Speaking earlier at the forum, the state’s Commissioner for Science and Technology, Mr. Adebiyi Mabadeje, said the state government had concluded plans to purchase 10, 000 additional handsets for use by operatives of the Nigeria Police, Rapid Response Squad (RRS), Lagos State Traffic Management Authority (LATMAS), Lagos State Ambulance Service and Lagos State Fire Service among others.

He said security equipment already deployed “to the state include 1,000 plus surveillance cameras, 66 base-stations on CDMA technology, microwave links, normal telephony capacity, network with 3G data capabilities, existing camera while telephony infrastructure has the capacity to carry 100,000 subscribers.”
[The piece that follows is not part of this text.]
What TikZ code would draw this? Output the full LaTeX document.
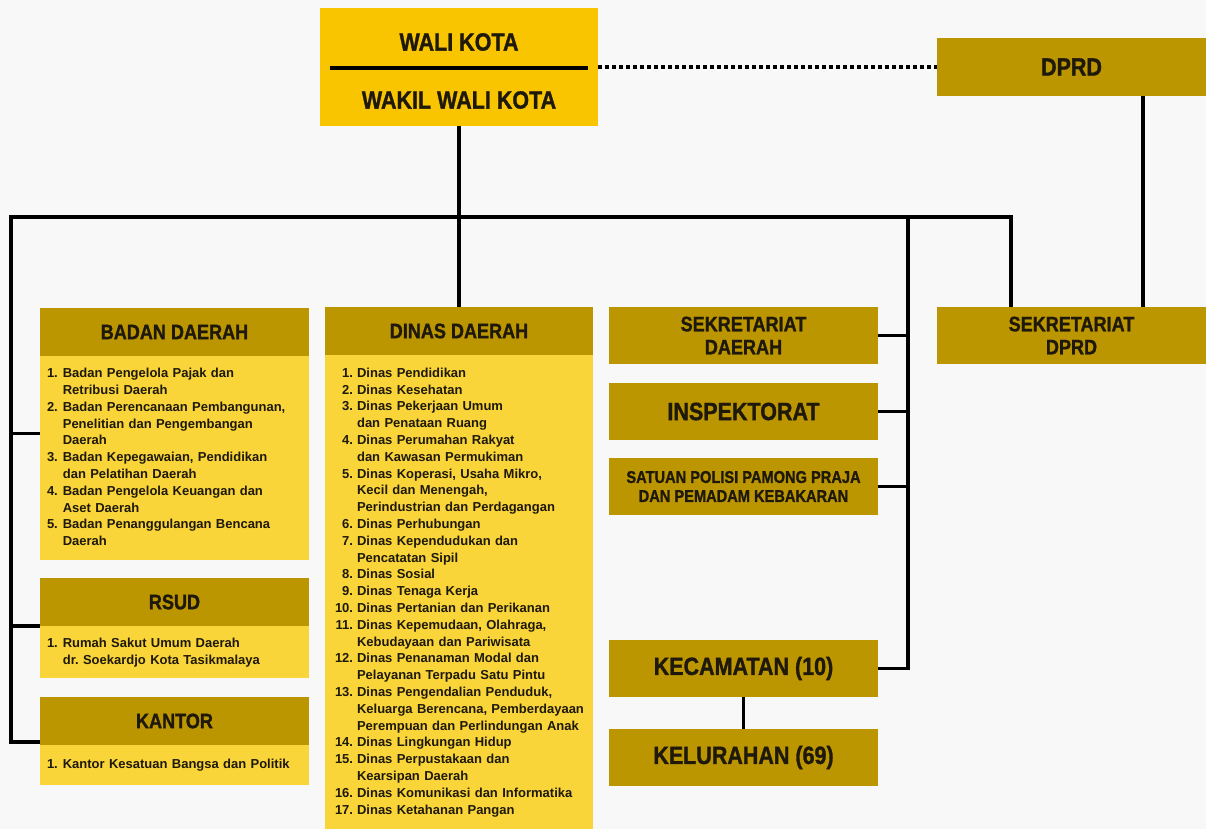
\documentclass[tikz,border=0pt]{standalone}
\usepackage{fontspec}
\setmainfont{Liberation Sans}
\newfontfamily\headfont[FakeStretch=0.86, BoldFeatures={FakeBold=1.2}]{Liberation Sans}
\usetikzlibrary{positioning}

\definecolor{gold}{RGB}{188,150,0}
\definecolor{pale}{RGB}{250,213,58}
\definecolor{bright}{RGB}{249,197,0}
\definecolor{paper}{RGB}{248,248,248}
\definecolor{ink}{RGB}{30,25,10}

\newcommand{\itemsfont}{\fontsize{13}{16.8}\selectfont\bfseries}

\begin{document}
\begin{tikzpicture}[
  x=1pt, y=-1pt,
  goldblock/.style={
    rectangle,
    fill=gold,
    text=ink,
    inner sep=0pt,
    minimum width=269pt,
    minimum height=57pt,
    align=center,
    font=\headfont\bfseries\fontsize{21}{23}\selectfont
  },
  headblock/.style={
    goldblock,
    minimum height=48pt
  },
  paleblock/.style={
    rectangle,
    fill=pale,
    text=ink,
    inner ysep=0pt,
    inner xsep=7pt,
    text width=255pt,
    align=left,
    font=\itemsfont
  },
  bigtext/.style={
    font=\headfont\bfseries\fontsize{25}{28}\selectfont
  },
  link/.style={
    draw=black,
    line width=3.5pt
  },
  dotlink/.style={
    draw=black,
    line width=4pt,
    dash pattern=on 4pt off 3pt
  }]
  \fill[paper] (0,0) rectangle (1206,829);
  \useasboundingbox (0,0) rectangle (1206,829);

  % top
  \node[fill=bright, minimum width=278pt, minimum height=118pt] (walikota) at (459,67) {};
  \node[bigtext, text=ink] (wali) at (459,42) {WALI KOTA};
  \node[bigtext, text=ink] (wakil) at (459,100) {WAKIL WALI KOTA};
  \draw[line width=4pt] ([xshift=10pt,yshift=-1pt]walikota.west) -- ([xshift=-10pt,yshift=-1pt]walikota.east);
  \node[goldblock, bigtext, minimum height=58pt] (dprd) at (1071.5,67) {DPRD};
  \draw[dotlink] (walikota.east) -- (dprd.west);

  % left column
  \node[headblock] (badanhead) at (174.5,332) {BADAN DAERAH};
  \node[paleblock, minimum height=204pt, below=0pt of badanhead] (badanbody) {%
    \begin{tabular}{@{}r@{\hspace{5pt}}l@{}}
    1. & Badan Pengelola Pajak dan\\
       & Retribusi Daerah\\
    2. & Badan Perencanaan Pembangunan,\\
       & Penelitian dan Pengembangan\\
       & Daerah\\
    3. & Badan Kepegawaian, Pendidikan\\
       & dan Pelatihan Daerah\\
    4. & Badan Pengelola Keuangan dan\\
       & Aset Daerah\\
    5. & Badan Penanggulangan Bencana\\
       & Daerah
    \end{tabular}};
  \node[headblock] (rsudhead) at (174.5,602) {RSUD};
  \node[paleblock, minimum height=52pt, below=0pt of rsudhead] (rsudbody) {%
    \begin{tabular}{@{}r@{\hspace{5pt}}l@{}}
    1. & Rumah Sakut Umum Daerah\\
       & dr.\ Soekardjo Kota Tasikmalaya
    \end{tabular}};
  \node[headblock] (kantorhead) at (174.5,721) {KANTOR};
  \node[paleblock, minimum height=40pt, below=0pt of kantorhead] (kantorbody) {%
    \begin{tabular}{@{}r@{\hspace{5pt}}l@{}}
    1. & Kantor Kesatuan Bangsa dan Politik
    \end{tabular}};

  % middle column
  \node[headblock, minimum width=268pt] (dinashead) at (459,331) {DINAS DAERAH};
  \node[paleblock, inner xsep=10pt, text width=248pt, minimum height=474pt, below=0pt of dinashead] (dinasbody) {%
    \begin{tabular}{@{}r@{\hspace{4pt}}l@{}}
    1. & Dinas Pendidikan\\
    2. & Dinas Kesehatan\\
    3. & Dinas Pekerjaan Umum\\
       & dan Penataan Ruang\\
    4. & Dinas Perumahan Rakyat\\
       & dan Kawasan Permukiman\\
    5. & Dinas Koperasi, Usaha Mikro,\\
       & Kecil dan Menengah,\\
       & Perindustrian dan Perdagangan\\
    6. & Dinas Perhubungan\\
    7. & Dinas Kependudukan dan\\
       & Pencatatan Sipil\\
    8. & Dinas Sosial\\
    9. & Dinas Tenaga Kerja\\
    10. & Dinas Pertanian dan Perikanan\\
    11. & Dinas Kepemudaan, Olahraga,\\
        & Kebudayaan dan Pariwisata\\
    12. & Dinas Penanaman Modal dan\\
        & Pelayanan Terpadu Satu Pintu\\
    13. & Dinas Pengendalian Penduduk,\\
        & Keluarga Berencana, Pemberdayaan\\
        & Perempuan dan Perlindungan Anak\\
    14. & Dinas Lingkungan Hidup\\
    15. & Dinas Perpustakaan dan\\
        & Kearsipan Daerah\\
    16. & Dinas Komunikasi dan Informatika\\
    17. & Dinas Ketahanan Pangan
    \end{tabular}};

  % right columns
  \node[goldblock] (sekda) at (743.5,335.5) {SEKRETARIAT\\DAERAH};
  \node[goldblock, bigtext] (inspektorat) at (743.5,411.5) {INSPEKTORAT};
  \node[goldblock, font=\headfont\bfseries\fontsize{17}{19}\selectfont] (satpol) at (743.5,486.5) {SATUAN POLISI PAMONG PRAJA\\DAN PEMADAM KEBAKARAN};
  \node[goldblock, bigtext] (kecamatan) at (743.5,668.5) {KECAMATAN (10)};
  \node[goldblock, bigtext] (kelurahan) at (743.5,757.5) {KELURAHAN (69)};
  \node[goldblock] (sekdprd) at (1071.5,335.5) {SEKRETARIAT\\DPRD};

  % connectors
  \coordinate (busleft) at (11,217);
  \coordinate (busright) at (1011,217);
  \coordinate (busmid) at (908,217);
  \coordinate (badantap) at ([yshift=25pt]badanbody.west);
  \coordinate (kantortap) at ([yshift=3pt]kantorhead.south west);
  \draw[link] (walikota.south) -- (dinashead.north);
  \draw[link] (kantortap) -| (busleft) -- (busright) -- (busright |- sekdprd.north);
  \draw[link] (badantap) -- (badantap -| busleft);
  \draw[link] (rsudbody.north west) -- (rsudbody.north west -| busleft);
  \draw[link] (busmid) |- (kecamatan.east);
  \foreach \unit in {sekda,inspektorat,satpol}
    \draw[link] (\unit.east) -- (\unit.east -| busmid);
  \draw[link] (kecamatan.south) -- (kelurahan.north);
  \draw[link] ([xshift=71.5pt]dprd.south) -- ([xshift=71.5pt]sekdprd.north);
\end{tikzpicture}
\end{document}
He added that the cameras had been deployed in critical locations, such as Ikorodu Road, Oshodi, Agege Motor Road, Festac, among others, adding that 2,000 handsets had been deployed to members of the police and RRS.

He said video conferencing had been deployed by the state government “to enable quick decision making among security operatives.

The state government had taken ownership of the infrastructure in addition to the pool of surveillance cameras. The state government fueled all 66 base-stations and maintained the stations and the 1,200 security cameras.

“The state government has built a video wall for live feeds for effective monitoring of the cameras. Lagos State Government is in the process of purchasing a Video Analytics Solution for effective surveillance of areas covered by the cameras.”